Yannic Bartolozzi



You may have heard of “Toblerone” the world famous Swiss chocolate in the shape of a pyramid. However, it is also the nickname given to a defensive anti-tank construction used during the Second World War. The 14-ton blocks of concrete were cast on-site and scattered in strategic lines in order to limit movements by enemy tanks.

Although Toblerones never served their initial purpose, the blocks underwent maintenance for a long period of time and are now extremely well conserved. This is not necessarily due to the cost of removing them but more because in Switzerland integration is generally preferred over destruction. So today the Toblerones enjoy a historical, esthetic, ecological and touristic status.
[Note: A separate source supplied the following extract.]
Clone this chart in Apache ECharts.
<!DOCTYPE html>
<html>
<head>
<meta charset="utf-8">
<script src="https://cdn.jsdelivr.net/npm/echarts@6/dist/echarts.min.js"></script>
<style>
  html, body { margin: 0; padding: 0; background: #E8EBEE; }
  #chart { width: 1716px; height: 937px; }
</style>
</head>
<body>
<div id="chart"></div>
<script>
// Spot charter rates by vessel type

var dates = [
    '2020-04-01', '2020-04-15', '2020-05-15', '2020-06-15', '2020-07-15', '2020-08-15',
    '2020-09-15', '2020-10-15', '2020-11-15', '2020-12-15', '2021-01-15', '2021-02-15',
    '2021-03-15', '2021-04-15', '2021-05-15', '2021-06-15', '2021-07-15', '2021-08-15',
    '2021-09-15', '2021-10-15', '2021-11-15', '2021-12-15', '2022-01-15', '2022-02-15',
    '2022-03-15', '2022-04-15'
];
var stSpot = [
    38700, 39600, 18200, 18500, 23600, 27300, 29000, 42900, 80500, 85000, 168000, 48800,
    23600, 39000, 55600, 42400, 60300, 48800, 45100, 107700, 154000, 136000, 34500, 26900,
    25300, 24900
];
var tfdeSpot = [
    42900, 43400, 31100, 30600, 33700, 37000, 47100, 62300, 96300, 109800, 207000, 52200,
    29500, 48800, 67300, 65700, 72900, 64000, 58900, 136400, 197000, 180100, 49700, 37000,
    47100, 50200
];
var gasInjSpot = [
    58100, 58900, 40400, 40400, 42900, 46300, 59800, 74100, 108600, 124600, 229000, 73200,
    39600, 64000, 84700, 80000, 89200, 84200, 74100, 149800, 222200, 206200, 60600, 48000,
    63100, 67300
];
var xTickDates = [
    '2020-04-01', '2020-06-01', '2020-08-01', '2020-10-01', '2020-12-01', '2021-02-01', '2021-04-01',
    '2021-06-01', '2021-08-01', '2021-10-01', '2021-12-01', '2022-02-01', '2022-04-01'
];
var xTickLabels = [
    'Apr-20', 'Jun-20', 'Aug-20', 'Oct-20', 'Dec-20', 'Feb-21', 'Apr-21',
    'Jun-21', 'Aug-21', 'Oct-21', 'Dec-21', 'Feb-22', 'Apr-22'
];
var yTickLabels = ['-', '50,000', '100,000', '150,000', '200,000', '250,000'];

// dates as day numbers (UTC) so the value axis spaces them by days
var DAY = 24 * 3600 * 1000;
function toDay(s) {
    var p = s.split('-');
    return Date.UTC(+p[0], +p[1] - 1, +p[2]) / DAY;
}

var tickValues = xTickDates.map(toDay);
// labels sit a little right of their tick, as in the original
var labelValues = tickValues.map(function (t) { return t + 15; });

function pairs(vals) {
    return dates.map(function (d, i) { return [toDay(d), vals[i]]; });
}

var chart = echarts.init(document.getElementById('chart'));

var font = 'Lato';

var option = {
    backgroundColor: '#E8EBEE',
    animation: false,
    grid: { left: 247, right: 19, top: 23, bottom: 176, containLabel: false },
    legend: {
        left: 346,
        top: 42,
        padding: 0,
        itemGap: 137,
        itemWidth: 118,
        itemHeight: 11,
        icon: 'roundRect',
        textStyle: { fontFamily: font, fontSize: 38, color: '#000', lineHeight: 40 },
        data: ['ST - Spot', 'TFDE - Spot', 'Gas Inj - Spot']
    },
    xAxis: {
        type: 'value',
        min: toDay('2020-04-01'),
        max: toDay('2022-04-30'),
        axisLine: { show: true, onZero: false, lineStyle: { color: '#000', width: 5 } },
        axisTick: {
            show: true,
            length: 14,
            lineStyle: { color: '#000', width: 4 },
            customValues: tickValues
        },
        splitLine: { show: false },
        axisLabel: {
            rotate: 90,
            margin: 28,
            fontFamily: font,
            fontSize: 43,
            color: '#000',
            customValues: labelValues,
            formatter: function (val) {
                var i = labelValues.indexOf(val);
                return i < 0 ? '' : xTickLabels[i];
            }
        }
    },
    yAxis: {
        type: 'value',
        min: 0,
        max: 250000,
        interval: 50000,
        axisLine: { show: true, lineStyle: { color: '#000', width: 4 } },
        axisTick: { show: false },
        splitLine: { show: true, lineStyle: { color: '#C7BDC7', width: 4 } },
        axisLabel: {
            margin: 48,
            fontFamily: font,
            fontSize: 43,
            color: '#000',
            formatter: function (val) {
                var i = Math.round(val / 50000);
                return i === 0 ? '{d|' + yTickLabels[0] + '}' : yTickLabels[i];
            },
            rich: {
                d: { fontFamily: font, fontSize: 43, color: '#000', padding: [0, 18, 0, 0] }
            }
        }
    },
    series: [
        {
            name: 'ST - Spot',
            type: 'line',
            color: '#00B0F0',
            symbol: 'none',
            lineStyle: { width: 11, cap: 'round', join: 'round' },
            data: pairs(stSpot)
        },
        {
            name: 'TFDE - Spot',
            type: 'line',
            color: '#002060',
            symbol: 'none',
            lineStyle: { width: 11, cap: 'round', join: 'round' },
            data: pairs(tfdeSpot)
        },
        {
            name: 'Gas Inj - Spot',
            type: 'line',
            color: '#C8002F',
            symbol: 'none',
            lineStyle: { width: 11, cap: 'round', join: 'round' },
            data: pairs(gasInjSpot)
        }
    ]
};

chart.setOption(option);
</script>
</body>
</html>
They are now classified as historical monuments as part of the national heritage while many of them also enjoy a new life.
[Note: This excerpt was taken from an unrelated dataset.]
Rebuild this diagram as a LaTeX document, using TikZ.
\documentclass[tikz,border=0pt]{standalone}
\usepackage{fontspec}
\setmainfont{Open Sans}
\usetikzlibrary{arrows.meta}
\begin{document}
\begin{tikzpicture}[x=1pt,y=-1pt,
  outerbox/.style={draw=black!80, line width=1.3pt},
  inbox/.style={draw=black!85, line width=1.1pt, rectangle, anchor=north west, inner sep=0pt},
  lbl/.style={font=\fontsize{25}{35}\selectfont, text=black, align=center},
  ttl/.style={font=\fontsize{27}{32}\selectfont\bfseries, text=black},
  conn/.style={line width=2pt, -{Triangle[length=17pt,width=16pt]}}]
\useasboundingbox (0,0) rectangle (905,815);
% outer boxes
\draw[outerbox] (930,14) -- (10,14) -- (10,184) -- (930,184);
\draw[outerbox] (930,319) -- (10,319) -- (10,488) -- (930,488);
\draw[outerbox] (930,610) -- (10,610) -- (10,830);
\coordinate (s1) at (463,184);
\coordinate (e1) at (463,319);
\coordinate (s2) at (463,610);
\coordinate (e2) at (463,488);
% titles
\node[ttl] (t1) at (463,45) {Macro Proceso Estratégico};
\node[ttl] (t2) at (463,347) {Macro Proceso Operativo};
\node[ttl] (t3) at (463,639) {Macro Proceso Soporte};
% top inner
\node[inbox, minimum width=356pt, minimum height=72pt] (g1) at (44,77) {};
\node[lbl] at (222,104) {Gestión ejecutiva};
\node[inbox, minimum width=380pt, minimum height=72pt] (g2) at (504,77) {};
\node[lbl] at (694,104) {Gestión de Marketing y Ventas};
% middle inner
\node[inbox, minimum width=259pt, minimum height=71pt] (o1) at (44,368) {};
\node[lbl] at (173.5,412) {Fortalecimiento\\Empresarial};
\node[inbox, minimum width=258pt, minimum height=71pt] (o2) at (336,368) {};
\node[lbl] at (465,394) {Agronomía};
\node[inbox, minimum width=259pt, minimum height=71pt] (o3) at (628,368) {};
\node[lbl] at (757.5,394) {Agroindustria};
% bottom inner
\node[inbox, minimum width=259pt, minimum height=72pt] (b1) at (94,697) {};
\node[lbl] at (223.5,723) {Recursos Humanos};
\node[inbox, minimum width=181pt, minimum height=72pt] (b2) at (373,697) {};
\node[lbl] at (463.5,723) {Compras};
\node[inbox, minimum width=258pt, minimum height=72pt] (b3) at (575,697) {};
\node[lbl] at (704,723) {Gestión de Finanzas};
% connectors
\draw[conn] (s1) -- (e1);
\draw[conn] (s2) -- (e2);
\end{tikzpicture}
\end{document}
It is because they are so grounded in our landscape and culture that they continue to live on. These obsolete remnant pieces of the war can be found in all kinds of areas. Such as forests, lakes, residential zones or private gardens. Sometimes they are even bought by communes or passionate individuals who give them new purposes such as tool sheds, boundaries for delimitations, or even infrastructures that can stimulate the development of biodiversity.

I am interested in the development of the landscape in parallel with Swiss culture. Because these objects have not been altered since their construction they become a type of ‘relic’ from the past. And so I use the photographic medium to extract these ‘relics’, to confront them to the present time and to show them in their state of integration within our contemporary daily life. Could there be a parallel between living alongside Toblerones and the feeling of connectedness to the past. Are these blocks of cement not national history after all?